Sunday 19 April 2015

Northern Light

What has the SNP to offer the North of England? The grievance of England, and especially of Northern and Western England, concerns cold, hard cash.

City regions are what used to be called metropolitan counties, which Thatcher abolished because she did not like Ken Livingstone. No, that never did make any sense. But that was what she did.

Similarly, many unitary authorities bear more than a passing resemblance to county boroughs. These things have to keep going around and coming around, in order to justify the salaries of the people who write the research papers.

But since city regions are now to be revived under that name, whatever powers are proposed for them must also extend to a body covering each of those 40 English ceremonial counties which are neither Greater London, nor the City of London, nor any of the former metropolitan counties.

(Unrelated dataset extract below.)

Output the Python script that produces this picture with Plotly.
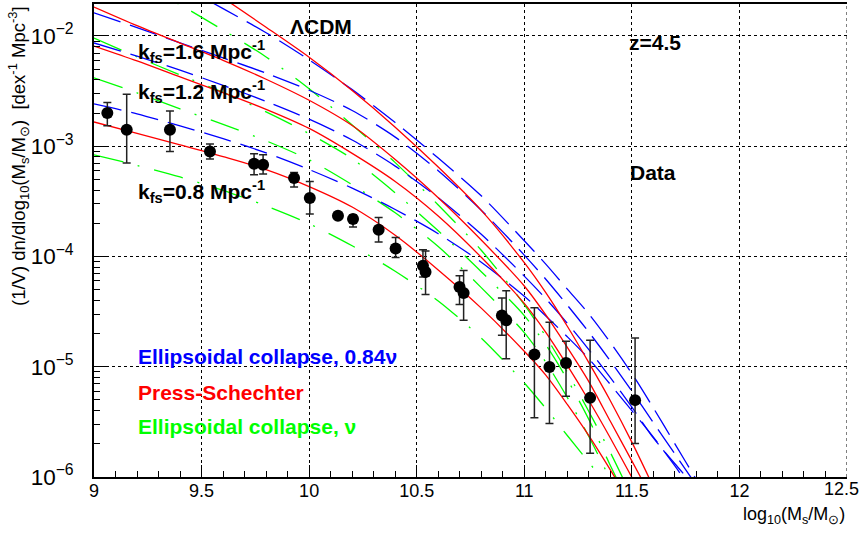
import plotly.graph_objects as go

# ---------------- data points ----------------
data_x = [9.062, 9.152, 9.353, 9.539, 9.744, 9.786, 9.930, 10.003, 10.134, 10.204, 10.323, 10.402,
          10.529, 10.541, 10.699, 10.718, 10.896, 10.916, 11.047, 11.117, 11.194, 11.306, 11.515]
data_y = [2.0e-3, 1.41e-3, 1.41e-3, 8.95e-4, 6.93e-4, 6.79e-4, 5.14e-4, 3.39e-4, 2.34e-4, 2.19e-4, 1.75e-4, 1.18e-4,
          8.26e-5, 7.24e-5, 5.30e-5, 4.67e-5, 2.91e-5, 2.64e-5, 1.29e-5, 9.97e-6, 1.08e-5, 5.22e-6, 4.98e-6]
data_hi = [2.49e-3, 2.96e-3, 2.09e-3, 1.05e-3, 8.53e-4, 8.35e-4, 5.78e-4, 4.79e-4, 2.45e-4, 2.38e-4, 2.26e-4, 1.49e-4,
           1.15e-4, 1.12e-4, 6.7e-5, 7.48e-5, 4.21e-5, 4.9e-5, 3.42e-5, 2.53e-5, 1.70e-5, 1.74e-5, 1.82e-5]
data_lo = [1.53e-3, 7.03e-4, 8.95e-4, 7.64e-4, 5.51e-4, 5.6e-4, 4.26e-4, 2.43e-4, 2.24e-4, 1.85e-4, 1.35e-4, 9.8e-5,
           6.5e-5, 4.51e-5, 3.66e-5, 2.64e-5, 1.93e-5, 1.18e-5, 3.44e-6, 3.06e-6, 5.4e-6, 1.64e-6, 2.01e-6]

# ---------------- model curves ----------------
x_a = [9.0, 9.2, 9.4, 9.6, 9.8, 10.0, 10.2, 10.4, 10.6, 10.8, 11.0, 11.1, 11.2, 11.3, 11.4, 11.5]
x_b = x_a + [11.6]
x_c = [9.4, 9.6, 9.8, 10.0, 10.2, 10.4, 10.6, 10.8, 11.0, 11.1, 11.2, 11.3, 11.4, 11.5, 11.6]
x_d = [9.0, 9.2, 9.4, 9.6, 9.8, 10.0, 10.2, 10.4, 10.6, 10.8, 11.0, 11.1, 11.2, 11.3, 11.4]
x_e = [9.2, 9.4, 9.6, 9.8, 10.0, 10.2, 10.4, 10.6, 10.8, 11.0, 11.1, 11.2, 11.3, 11.4, 11.5]
x_f = [9.0, 9.2, 9.4, 9.6, 9.8, 10.0, 10.2, 10.4, 10.6, 10.8, 11.0, 11.1, 11.2, 11.3, 11.4, 11.5, 11.6, 11.7, 11.8]
x_g = [9.4, 9.6, 9.8, 10.0, 10.2, 10.4, 10.6, 10.8, 11.0, 11.1, 11.2, 11.3, 11.4, 11.5, 11.6, 11.7, 11.8, 11.9]

ps_k08 = [1.66e-3, 1.31e-3, 1.03e-3, 8.04e-4, 6.14e-4, 4.31e-4, 2.81e-4, 1.56e-4, 7.55e-5, 3.40e-5,
          1.38e-5, 8.38e-6, 4.55e-6, 2.37e-6, 1.16e-6, 5.5e-7]
ps_k12 = [8.11e-3, 5.94e-3, 4.25e-3, 3.06e-3, 2.16e-3, 1.45e-3, 8.61e-4, 4.79e-4, 2.33e-4, 9.84e-5,
          3.75e-5, 2.05e-5, 1.03e-5, 4.94e-6, 2.26e-6, 9.94e-7, 4.4e-7]
ps_k16 = [1.83e-2, 1.24e-2, 8.62e-3, 6.02e-3, 4.05e-3, 2.61e-3, 1.54e-3, 7.57e-4, 3.41e-4, 1.41e-4,
          5.40e-5, 2.95e-5, 1.50e-5, 7.34e-6, 3.20e-6, 1.40e-6, 6.05e-7]
ps_lcdm = [3.96e-2, 2.21e-2, 1.20e-2, 6.41e-3, 3.20e-3, 1.49e-3, 6.47e-4, 2.62e-4, 8.79e-5, 4.70e-5,
           2.33e-5, 1.09e-5, 4.92e-6, 2.07e-6, 8.13e-7]

ec_k08 = [8.36e-4, 6.70e-4, 5.26e-4, 3.98e-4, 2.87e-4, 1.98e-4, 1.25e-4, 7.35e-5, 3.95e-5, 1.82e-5,
          7.13e-6, 4.19e-6, 2.38e-6, 1.36e-6, 7.7e-7]
ec_k12 = [4.17e-3, 3.05e-3, 2.18e-3, 1.58e-3, 1.12e-3, 7.53e-4, 4.47e-4, 2.49e-4, 1.23e-4, 5.22e-5,
          2.04e-5, 1.10e-5, 5.26e-6, 2.33e-6, 9.5e-7, 4.0e-7]
ec_k16 = [9.59e-3, 6.45e-3, 4.43e-3, 3.08e-3, 2.05e-3, 1.30e-3, 7.69e-4, 3.78e-4, 1.71e-4, 7.28e-5,
          2.91e-5, 1.58e-5, 7.66e-6, 3.33e-6, 1.27e-6, 5.1e-7]
ec_lcdm = [3.15e-2, 1.92e-2, 1.13e-2, 6.45e-3, 3.32e-3, 1.56e-3, 7.10e-4, 2.93e-4, 1.14e-4, 3.66e-5,
           1.88e-5, 8.92e-6, 3.93e-6, 1.67e-6, 6.59e-7]

ec84_k08 = [2.42e-3, 1.97e-3, 1.53e-3, 1.17e-3, 8.70e-4, 6.15e-4, 4.17e-4, 2.67e-4, 1.61e-4, 8.88e-5,
            4.36e-5, 2.89e-5, 1.87e-5, 1.18e-5, 6.91e-6, 4.00e-6, 2.30e-6, 1.26e-6, 6.63e-7]
ec84_k12 = [8.64e-3, 6.57e-3, 4.89e-3, 3.57e-3, 2.55e-3, 1.76e-3, 1.14e-3, 6.60e-4, 3.41e-4, 1.59e-4,
            6.64e-5, 4.14e-5, 2.48e-5, 1.43e-5, 7.98e-6, 4.31e-6, 2.26e-6, 1.32e-6, 7.88e-7]
ec84_k16 = [1.62e-2, 1.19e-2, 8.66e-3, 6.33e-3, 4.60e-3, 3.22e-3, 2.11e-3, 1.21e-3, 6.00e-4, 2.63e-4,
            1.03e-4, 6.22e-5, 3.62e-5, 2.06e-5, 1.13e-5, 6.00e-6, 3.11e-6, 1.62e-6, 8.40e-7]
ec84_lcdm = [2.90e-2, 1.77e-2, 1.07e-2, 6.07e-3, 3.26e-3, 1.64e-3, 7.81e-4, 3.55e-4, 1.39e-4, 8.53e-5,
             5.06e-5, 3.01e-5, 1.66e-5, 8.68e-6, 4.23e-6, 2.00e-6, 9.43e-7, 4.5e-7]

x_tickvals = [9, 9.5, 10, 10.5, 11, 11.5, 12, 12.5]
x_ticktext = ["9", "9.5", "10", "10.5", "11", "11.5", "12", ""]   # 12.5 drawn separately, kept inside the page

RED, BLUE, GREEN = "#ff0000", "#0000ff", "#00ff00"
FONT = "Liberation Sans, Arial, Helvetica, sans-serif"

fig = go.Figure()

def curve(xs, ys, color, dash):
    fig.add_trace(go.Scatter(x=xs, y=ys, mode="lines", showlegend=False, hoverinfo="skip",
                             line=dict(color=color, width=1.3, dash=dash, shape="spline", smoothing=0.8)))

blue_dash = "28px,10px"
green_dash = "30px,15px,2px,15px"
for xs, ys in [(x_d, ec_k08), (x_a, ec_k12), (x_a, ec_k16), (x_e, ec_lcdm)]:
    curve(xs, ys, GREEN, green_dash)
for xs, ys in [(x_f, ec84_k08), (x_f, ec84_k12), (x_f, ec84_k16), (x_g, ec84_lcdm)]:
    curve(xs, ys, BLUE, blue_dash)
for xs, ys in [(x_a, ps_k08), (x_b, ps_k12), (x_b, ps_k16), (x_c, ps_lcdm)]:
    curve(xs, ys, RED, "solid")

err_plus = [h - y for h, y in zip(data_hi, data_y)]
err_minus = [y - l for y, l in zip(data_y, data_lo)]
fig.add_trace(go.Scatter(x=data_x, y=data_y, mode="markers", showlegend=False,
                         marker=dict(color="black", size=12, symbol="circle"),
                         error_y=dict(type="data", symmetric=False, array=err_plus, arrayminus=err_minus,
                                      color="#222222", thickness=1.5, width=4)))

W, H = 862, 533
L, R, T, B = 94, 15, 4, 56
PW, PH = W - L - R, H - T - B

def px_to_x(px):
    return 9 + (px - 94) / 215.4

def py_to_logy(py):
    return -1.6739 - py * 0.009058

def add_text(text, px, py, color="black", size=21):
    fig.add_annotation(x=px_to_x(px), y=py_to_logy(py), xref="x", yref="y", text=text, showarrow=False,
                       xanchor="left", yanchor="middle", font=dict(family=FONT, size=size, color=color))

add_text("<b>ΛCDM</b>", 288, 27)
add_text("<b>k<sub>fs</sub>=1.6 Mpc<sup>-1</sup></b>", 136, 52)
add_text("<b>k<sub>fs</sub>=1.2 Mpc<sup>-1</sup></b>", 136, 92)
add_text("<b>k<sub>fs</sub>=0.8 Mpc<sup>-1</sup></b>", 136, 192)
add_text("<b>z=4.5</b>", 628, 43)
add_text("<b>Data</b>", 629, 173)
add_text("<b>Ellipsoidal collapse, 0.84ν</b>", 136, 357, BLUE)
add_text("<b>Press-Schechter</b>", 136, 393, RED)
add_text("<b>Ellipsoidal collapse, ν</b>", 136, 427, GREEN)

# last x tick label, right-aligned to the page edge like the reference
fig.add_annotation(x=(861 - L) / PW, y=(H - B - 489) / PH, xref="paper", yref="paper", text="12.5",
                   showarrow=False, xanchor="right", yanchor="middle",
                   font=dict(family=FONT, size=18, color="black"))

# axis titles (paper coords refer to the plot area)
fig.add_annotation(x=(18 - L) / PW, y=(H - B - 4) / PH, xref="paper", yref="paper", textangle=-90,
                   text="(1/V) dn/dlog<sub>10</sub>(M<sub>s</sub>/M<sub>⊙</sub>)  [dex<sup>-1</sup> Mpc<sup>-3</sup>]",
                   showarrow=False, xanchor="center", yanchor="top",
                   font=dict(family=FONT, size=18.5, color="black"))
fig.add_annotation(x=(847 - L) / PW, y=(H - B - 515) / PH, xref="paper", yref="paper",
                   text="log<sub>10</sub>(M<sub>s</sub>/M<sub>⊙</sub>)",
                   showarrow=False, xanchor="right", yanchor="middle",
                   font=dict(family=FONT, size=18, color="black"))

# right frame edge (dotted, as in the reference)
fig.add_shape(type="line", xref="x", yref="paper", x0=12.5, x1=12.5, y0=0, y1=1,
              line=dict(color="black", width=1, dash="dot"))

fig.update_layout(
    width=W, height=H, margin=dict(l=L, r=R, t=T, b=B, autoexpand=False),
    paper_bgcolor="white", plot_bgcolor="white", showlegend=False,
    font=dict(family=FONT, size=18, color="black"),
    xaxis=dict(range=[9, 12.5], tickvals=x_tickvals, ticktext=x_ticktext, showgrid=True, gridcolor="black",
               griddash="dot", gridwidth=1, zeroline=False, showline=True, linecolor="black", linewidth=1.5,
               mirror=True, ticks="inside", ticklen=12, tickcolor="black", tickwidth=1.2, automargin=False,
               minor=dict(ticks="inside", ticklen=6, dtick=0.1, tick0=9, tickcolor="black", showgrid=False),
               tickfont=dict(family=FONT, size=18), ticklabelstandoff=-3),
    yaxis=dict(type="log", range=[-6, -1.71], dtick=1, exponentformat="power", showgrid=True,
               gridcolor="black", griddash="dot", gridwidth=1, zeroline=False, showline=True,
               linecolor="black", linewidth=1.5, mirror=False, automargin=False,
               ticks="inside", ticklen=12, tickcolor="black", tickwidth=1.2,
               minor=dict(ticks="inside", ticklen=6, dtick="D1", tickcolor="black", showgrid=False),
               tickfont=dict(family=FONT, size=18), ticklabelstandoff=15),
)

fig.write_html("out.html", config={"displayModeBar": False},
               post_script="document.body.style.margin='0';document.body.style.padding='0';")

In many cases, the obvious body already exists. Where it no longer does, then that raises the question of why it no longer does. 

And where, as here in County Durham, the legacy of the last Government is such as would leave that body unbalanced, with existing local government responsibilities for part but not quite all of its area, then that, too, would be called into question. Leading to the restoration of the former district councils.

This promise of significant devolution to rural communities might go some way to making up the support that Labour was too lazy to build up during the recently dissolved Parliament by properly opposing cuts in those communities’ services, and by selecting strong local campaigning candidates, with or without prior party allegiance.

Whatever the conurbations are getting, as well they might, then so must the counties.

The loyally Labour old coal and steel belts of County Durham, South Yorkshire, Nottinghamshire and Derbyshire are among the places that will need to be convinced that our, as often as not Conservative or Lib Dem, urban neighbours quite deserved all of this city regions carry on.

At the very least, we are not having the powers of our own local authorities transferred to them. In fact, since we are fairly populous, we may reasonably demand that whatever they got, then so should we.

At least that money and those powers would always be under the control of members of Ed Miliband’s own party. 

It is not as if Scotland has proved loyal to Labour in the way that the North of England very largely has. Bringing us to the Barnett Formula, which has been elevated to the status of an article of the Constitution, but which in fact has never had any force of law.

Lord Barnett was long on record that it was only ever supposed to last for one year. It is an outrage against social democracy and even against basic justice, being not remotely needs-based.

The canonisation of the Barnett Formula imperils the Union by raising serious questions among the Welsh about why they should bother with a State that treated them so shabbily.

Heaven knows, it does no good to the poorest people in Scotland. Their condition is as abject under Alex Salmond and Nicola Sturgeon as is that of their counterparts under David Cameron and Iain Duncan Smith.

Labour MPs for Wales and the North of England need to band together with Lib Dems for Wales and the West Country, and indeed for the North of Scotland, so that, perhaps even joined by Plaid Cymru and undoubtedly alongside all parties from Northern Ireland, they might propose a long-overdue replacement, based on need and organised through direct funding to localities without reference to the Nationalist nomenklatura in Scotland.

The areas of Scotland that would benefit most from such a new approach are those which suffer most as a result of the old one. As much as anything else, this offers the possibility of taking Holyrood seats from the SNP, by correctly presenting it as the party that hordes money away from the communities that need it.

Further devolution will pass. In order to force these concessions in the course of that Bill’s parliamentary progress, there should be 200 votes against it at Second Reading, perhaps even 250, and possibly even 300.

There ought to be. But will there be? If not, why not?

The parts of the United Kingdom that are listed as one or both of poorer than Poland and among the 10 poorest places in Northern Europe are West Wales and the Welsh Valleys, Devon, Cornwall, Durham and the Tees Valley, Lincolnshire, South Yorkshire, Shropshire and Staffordshire, Lancashire, Northern Ireland, East Yorkshire and North Lincolnshire, the Highlands and Islands, and Merseyside. There are of course many other very poor places in this country.

All MPs for those areas should vote against any legislation that would give the force of law to the Barnett Formula.

Likewise, all MPs from the 40 shire counties of England, but perhaps especially from the old coal and steel belts, should vote against any extension of the powers of the Scottish Parliament without devolution not only to English MPs en bloc or to city regions, but also directly to those county areas.